Work to be completed: Word for word, copy all the data and drop the pictures.

Collected data:
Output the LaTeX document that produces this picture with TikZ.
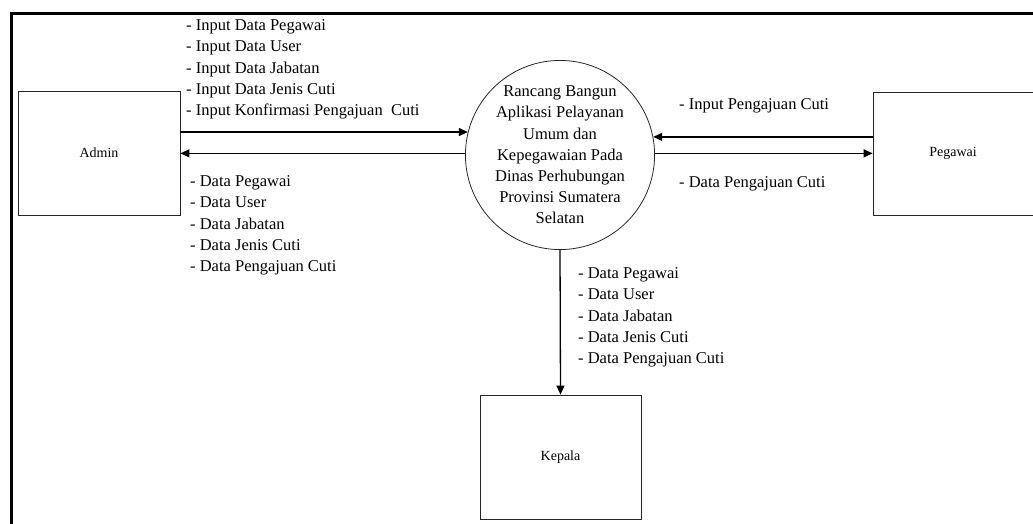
\documentclass[tikz,border=0pt]{standalone}
\usepackage{fontspec}
\setmainfont{Liberation Serif}
\usetikzlibrary{arrows.meta, calc}
\tikzset{
    my-entity/.style={
        draw=black!85, line width=.8pt, rectangle, inner sep=0pt,
        font=\fontsize{14}{16}\selectfont
    },
    my-process/.style={
        draw=black!85, line width=.8pt, circle, inner sep=0pt,
        minimum size=184pt, align=center,
        font=\fontsize{16.5}{21.2}\selectfont
    },
    my-flow/.style={
        draw=black, line width=1.3pt, -{Triangle[length=9pt, width=8pt]}
    },
    my-label/.style={
        anchor=west, align=left, inner sep=0pt,
        font=\fontsize{16.5}{21.2}\selectfont
    },
}

\begin{document}
\begin{tikzpicture}[x=1pt, y=-1pt]

        % CANVAS
        \useasboundingbox (0,0) rectangle (1033,524);
        \clip (0,0) rectangle (1033,524);
        \draw[line width=3pt] (11.5,530) |- (1040,13.5);

        % ENTITIES
        \node[my-entity, minimum width=162pt, minimum height=124pt] (ADMIN)   at (99,153)    {Admin};
        \node[my-entity, minimum width=160pt, minimum height=123pt] (PEGAWAI) at (953,153.5) {Pegawai};
        \node[my-entity, minimum width=161pt, minimum height=124pt] (KEPALA)  at (560.5,457) {Kepala};

        % PROCESS
        \node[my-process] (PROSES) at (560,155)
            {Rancang Bangun\\Aplikasi Pelayanan\\Umum dan\\Kepegawaian Pada\\Dinas Perhubungan\\Provinsi Sumatera\\Selatan};

        % ADMIN FLOWS
        \draw[my-flow] (ADMIN.east |- PROSES.166) -- (PROSES.166);
        \draw[my-flow] (PROSES.179) -- (ADMIN.east |- PROSES.179);

        % PEGAWAI FLOWS
        \draw[my-flow] (PEGAWAI.west |- PROSES.11) -- (PROSES.11);
        \draw[my-flow] (PROSES.1) -- (PEGAWAI.west |- PROSES.1);

        % KEPALA FLOW
        \draw[my-flow] (PROSES.south) -- (KEPALA.north);

        % LABELS
        \node[my-label] (INADMIN)  at (186,69.5)
            {- Input Data Pegawai\\- Input Data User\\- Input Data Jabatan\\- Input Data Jenis Cuti\\- Input Konfirmasi Pengajuan\ \ Cuti};
        \node[my-label] (OUTADMIN) at (190,225.5)
            {- Data Pegawai\\- Data User\\- Data Jabatan\\- Data Jenis Cuti\\- Data Pengajuan Cuti};
        \node[my-label] (INPEG)    at (679,106) {- Input Pengajuan Cuti};
        \node[my-label] (OUTPEG)   at (679,184) {- Data Pengajuan Cuti};
        \node[my-label] (OUTKEP)   at (578,317.5)
            {- Data Pegawai\\- Data User\\- Data Jabatan\\- Data Jenis Cuti\\- Data Pengajuan Cuti};

    \end{tikzpicture}
\end{document}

Output for this exercise:
Output the LaTeX document that produces this picture with TikZ.
\documentclass[tikz,border=0pt]{standalone}
\usepackage{fontspec}
\setmainfont{Liberation Serif}
\usetikzlibrary{arrows.meta, calc}
\tikzset{
    my-entity/.style={
        draw=black!85, line width=.8pt, rectangle, inner sep=0pt,
        font=\fontsize{14}{16}\selectfont
    },
    my-process/.style={
        draw=black!85, line width=.8pt, circle, inner sep=0pt,
        minimum size=184pt, align=center,
        font=\fontsize{16.5}{21.2}\selectfont
    },
    my-flow/.style={
        draw=black, line width=1.3pt, -{Triangle[length=9pt, width=8pt]}
    },
    my-label/.style={
        anchor=west, align=left, inner sep=0pt,
        font=\fontsize{16.5}{21.2}\selectfont
    },
}

\begin{document}
\begin{tikzpicture}[x=1pt, y=-1pt]

        % CANVAS
        \useasboundingbox (0,0) rectangle (1033,524);
        \clip (0,0) rectangle (1033,524);
        \draw[line width=3pt] (11.5,530) |- (1040,13.5);

        % ENTITIES
        \node[my-entity, minimum width=162pt, minimum height=124pt] (ADMIN)   at (99,153)    {Admin};
        \node[my-entity, minimum width=160pt, minimum height=123pt] (PEGAWAI) at (953,153.5) {Pegawai};
        \node[my-entity, minimum width=161pt, minimum height=124pt] (KEPALA)  at (560.5,457) {Kepala};

        % PROCESS
        \node[my-process] (PROSES) at (560,155)
            {Rancang Bangun\\Aplikasi Pelayanan\\Umum dan\\Kepegawaian Pada\\Dinas Perhubungan\\Provinsi Sumatera\\Selatan};

        % ADMIN FLOWS
        \draw[my-flow] (ADMIN.east |- PROSES.166) -- (PROSES.166);
        \draw[my-flow] (PROSES.179) -- (ADMIN.east |- PROSES.179);

        % PEGAWAI FLOWS
        \draw[my-flow] (PEGAWAI.west |- PROSES.11) -- (PROSES.11);
        \draw[my-flow] (PROSES.1) -- (PEGAWAI.west |- PROSES.1);

        % KEPALA FLOW
        \draw[my-flow] (PROSES.south) -- (KEPALA.north);

        % LABELS
        \node[my-label] (INADMIN)  at (186,69.5)
            {- Input Data Pegawai\\- Input Data User\\- Input Data Jabatan\\- Input Data Jenis Cuti\\- Input Konfirmasi Pengajuan\ \ Cuti};
        \node[my-label] (OUTADMIN) at (190,225.5)
            {- Data Pegawai\\- Data User\\- Data Jabatan\\- Data Jenis Cuti\\- Data Pengajuan Cuti};
        \node[my-label] (INPEG)    at (679,106) {- Input Pengajuan Cuti};
        \node[my-label] (OUTPEG)   at (679,184) {- Data Pengajuan Cuti};
        \node[my-label] (OUTKEP)   at (578,317.5)
            {- Data Pegawai\\- Data User\\- Data Jabatan\\- Data Jenis Cuti\\- Data Pengajuan Cuti};

    \end{tikzpicture}
\end{document}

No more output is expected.